During the 2013 legislative session Young introduced a bill that asks drivers who are renewing or obtaining a driver’s license if they want to opt out of the organ donor program, a change from the current system that asks drivers if they’d like to become a donor.

In 2014, Young was re-elected to the State Senate. Senator Young sits on the Education, Health, and Environmental Affairs Committee and is Chair of the Comptrollers Issues Subcommittee which deals with Alcohol, Labor, Licensing, and Regulations. He also serves on the Education Subcommittee as well as the Joint Committee on Program Open Space and Agricultural Preservation. Senator Young is a Senate Representative to the Financial Education and Capability Commission and serves on the National Conference of State Legislation's Natural Resource and Infrastructure Committee.

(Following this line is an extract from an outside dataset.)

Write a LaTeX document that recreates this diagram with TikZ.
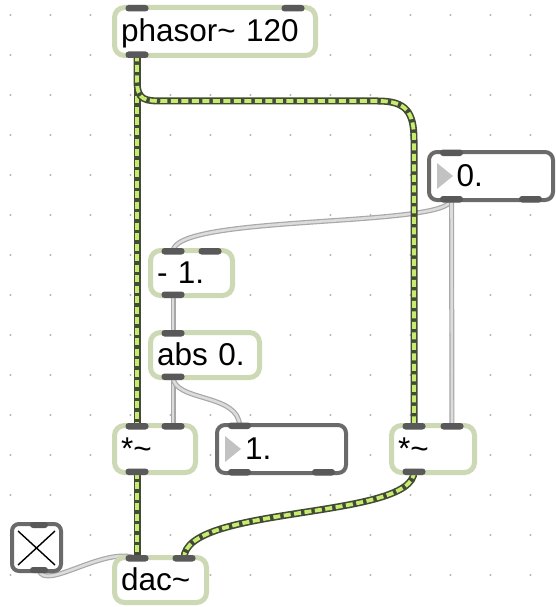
\documentclass[tikz,border=0pt]{standalone}
\usepackage{fontspec}
\newfontfamily\mxfont{Liberation Sans}
\usetikzlibrary{calc}
\pgfdeclarelayer{bg}
\pgfsetlayers{bg,main}
\definecolor{objc}{HTML}{CDD8B4}
\definecolor{numc}{HTML}{6A6A6A}
\definecolor{tabc}{HTML}{595959}
\definecolor{sigdark}{HTML}{434A36}
\definecolor{siglight}{HTML}{C6EC70}
\definecolor{cordout}{HTML}{A8A8A8}
\definecolor{cordin}{HTML}{DCDCDC}
\definecolor{dotc}{HTML}{B5B5B5}
\definecolor{tric}{HTML}{C2C2C2}
\newcommand\tabTL[1]{\fill[tabc,rounded corners=3pt] ($(#1.north west)+(11,-2.5)$) rectangle ++(23,6.5);}
\newcommand\tabTR[1]{\fill[tabc,rounded corners=3pt] ($(#1.north east)+(-34,-2.5)$) rectangle ++(23,6.5);}
\newcommand\tabBL[1]{\fill[tabc,rounded corners=3pt] ($(#1.south west)+(11,2.5)$) rectangle ++(23,-6.5);}
\newcommand\tabBR[1]{\fill[tabc,rounded corners=3pt] ($(#1.south east)+(-34,2.5)$) rectangle ++(23,-6.5);}
\newcommand\numtri[1]{\fill[tric] ($(#1.north west)+(8,11)$) -- ($(#1.north west)+(8,37)$) -- ($(#1.north west)+(24,24)$) -- cycle;}
\begin{document}
\begin{tikzpicture}[x=1pt,y=-1pt,
  objbox/.style={draw=objc, line width=5pt, rounded corners=10pt, fill=white,
    inner xsep=6.5pt, inner ysep=0pt, outer sep=0pt, anchor=north west, align=left,
    font=\mxfont\fontsize{31.5}{36}\selectfont, text height=23pt, text depth=3pt},
  numbox/.style={draw=numc, line width=4pt, rounded corners=8pt, fill=white,
    inner xsep=27.7pt, inner ysep=0pt, outer sep=0pt, anchor=north west, align=left,
    font=\mxfont\fontsize{31.5}{36}\selectfont, text height=23pt, text depth=3pt},
  sig/.style={line width=7pt, draw=sigdark,
    postaction={draw=siglight, line width=3.8pt, dash pattern=on 7pt off 3.5pt}},
  cord/.style={line width=5pt, draw=cordout,
    postaction={draw=cordin, line width=2.6pt}}]
\useasboundingbox (0,0) rectangle (556,607);

% objects
\node[objbox, minimum height=48pt, text width=188pt] (phasor) at (114.5,7.5) {phasor\textasciitilde{} 120};
\node[numbox, minimum height=48pt, text width=68.6pt] (num0) at (429,152) {0.};
\node[objbox, minimum height=45pt, text width=69pt] (minus) at (150.5,250.5) {- 1.};
\node[objbox, minimum height=45pt, text width=96pt] (abs) at (150.5,332.5) {abs 0.};
\node[objbox, minimum height=47pt, text width=68pt] (mulL) at (114.5,425.5) {*\textasciitilde};
\node[numbox, minimum height=48pt, text width=73pt, inner xsep=28pt] (num1) at (217,425) {1.};
\node[objbox, minimum height=47pt, text width=70pt] (mulR) at (391.5,425.5) {*\textasciitilde};
\node[objbox, minimum height=45pt, text width=79pt] (dac) at (114.5,557.5) {dac\textasciitilde};
\node[draw=numc, line width=4pt, rounded corners=7pt, fill=white, outer sep=0pt,
  inner sep=0pt, minimum width=49pt, minimum height=47pt, anchor=north west] (togg) at (12,524) {};

% toggle X
\draw[black, line width=1.4pt] ($(togg.north west)+(6,7)$) -- ($(togg.north west)+(43,41)$)
  ($(togg.north west)+(43,7)$) -- ($(togg.north west)+(6,41)$);
\fill[tabc,rounded corners=3pt] ($(togg.north west)+(18,-2)$) rectangle ++(18,6);
\fill[tabc,rounded corners=3pt] ($(togg.south west)+(18,2)$) rectangle ++(18,-6);

% number box triangles
\numtri{num0}
\numtri{num1}

% inlets / outlets
\tabTL{phasor}\tabTR{phasor}\tabBL{phasor}
\tabTL{num0}\tabBL{num0}\tabBR{num0}
\tabTL{minus}\tabTR{minus}\tabBL{minus}
\tabTL{abs}\tabBL{abs}
\tabTL{mulL}\tabTR{mulL}\tabBL{mulL}
\tabTL{num1}\tabBL{num1}\tabBR{num1}
\tabTL{mulR}\tabTR{mulR}\tabBL{mulR}
\tabTL{dac}\tabTR{dac}

% port coordinates
\coordinate (phO) at ($(phasor.south west)+(22.5,-1)$);
\coordinate (n0O) at ($(num0.south west)+(22.5,-1)$);
\coordinate (miI) at ($(minus.north west)+(22.5,1)$);
\coordinate (miO) at ($(minus.south west)+(22.5,-1)$);
\coordinate (abI) at ($(abs.north west)+(22.5,1)$);
\coordinate (abO) at ($(abs.south west)+(22.5,-1)$);
\coordinate (mLiL) at ($(mulL.north west)+(22.5,1)$);
\coordinate (mLiR) at ($(mulL.north east)+(-22.5,1)$);
\coordinate (mLO) at ($(mulL.south west)+(22.5,-1)$);
\coordinate (n1I) at ($(num1.north west)+(22.5,1)$);
\coordinate (mRiL) at ($(mulR.north west)+(22.5,1)$);
\coordinate (mRiR) at ($(mulR.north east)+(-22.5,1)$);
\coordinate (mRO) at ($(mulR.south west)+(22.5,-1)$);
\coordinate (dIL) at ($(dac.north west)+(22.5,1)$);
\coordinate (dIR) at ($(dac.north east)+(-22.5,1)$);
\coordinate (tO) at ($(togg.south west)+(27,-1)$);

\begin{pgfonlayer}{bg}
  \fill[white] (0,0) rectangle (556,607);
  \foreach \i in {0,...,13} \foreach \j in {0,...,14}
    \fill[dotc] (10.5+40*\i,15+40*\j) circle (1.1);
  % control cords
  \draw[cord] (n0O) .. controls (451.5,228) and (173,214) .. (miI);
  \draw[cord] (n0O) -- (mRiR);
  \draw[cord] (miO) -- (abI);
  \draw[cord] (abO) -- (mLiR);
  \draw[cord] (abO) .. controls (173,402) and (239.5,393) .. (n1I);
  \draw[cord] (tO) .. controls (45,592) and (105,545) .. (dIL);
  % signal cords
  \draw[sig] (phO) -- (mLiL);
  \draw[sig] (phO) -- (137,80) .. controls (137,101) and (145,101) .. (165,101)
    -- (378,101) .. controls (406,101) and (414,112) .. (414,140) -- (mRiL);
  \draw[sig] (mLO) -- (dIL);
  \draw[sig] (mRO) .. controls (414,520) and (184,505) .. (dIR);
\end{pgfonlayer}
\end{tikzpicture}
\end{document}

In 2021, Young announced that he would not seek another term on the State Senate. He endorsed his wife, Karen Lewis Young, to succeed him in representing Maryland's 3rd legislative district.

== Affiliations ==
Young is a member of a number of organizations: 1968–Present he helped create and serves on the board of the Frederick Community Action Agency, 2006–present he is on the board of directors for Goodwill Industries, 2008–present he is on the advisory board for Maryland Shakespeare Theater, the president of East Frederick Rising from 2006-2010, and a member of the following organizations: Rotary Club of Carroll Creek, 1000 Friends of Maryland, American Planning Association, American Legion, Chesapeake Bay Foundation, Benevolent and Protective Order of Elks, Fraternal Order of Owls, National Association for the Advancement of Colored People (NAACP), U.S. Tennis Association, and the Urban Land Institute. Ron Young is also the former President of Delaplaine Visual Arts Center, the Frederick Arts Council, and the Frederick Festival of the Arts. He is a former trustee for the Maryland Art Place and a former member of the Forum for Rural Maryland, Rural Legacy Board, board of directors, and the Way Station.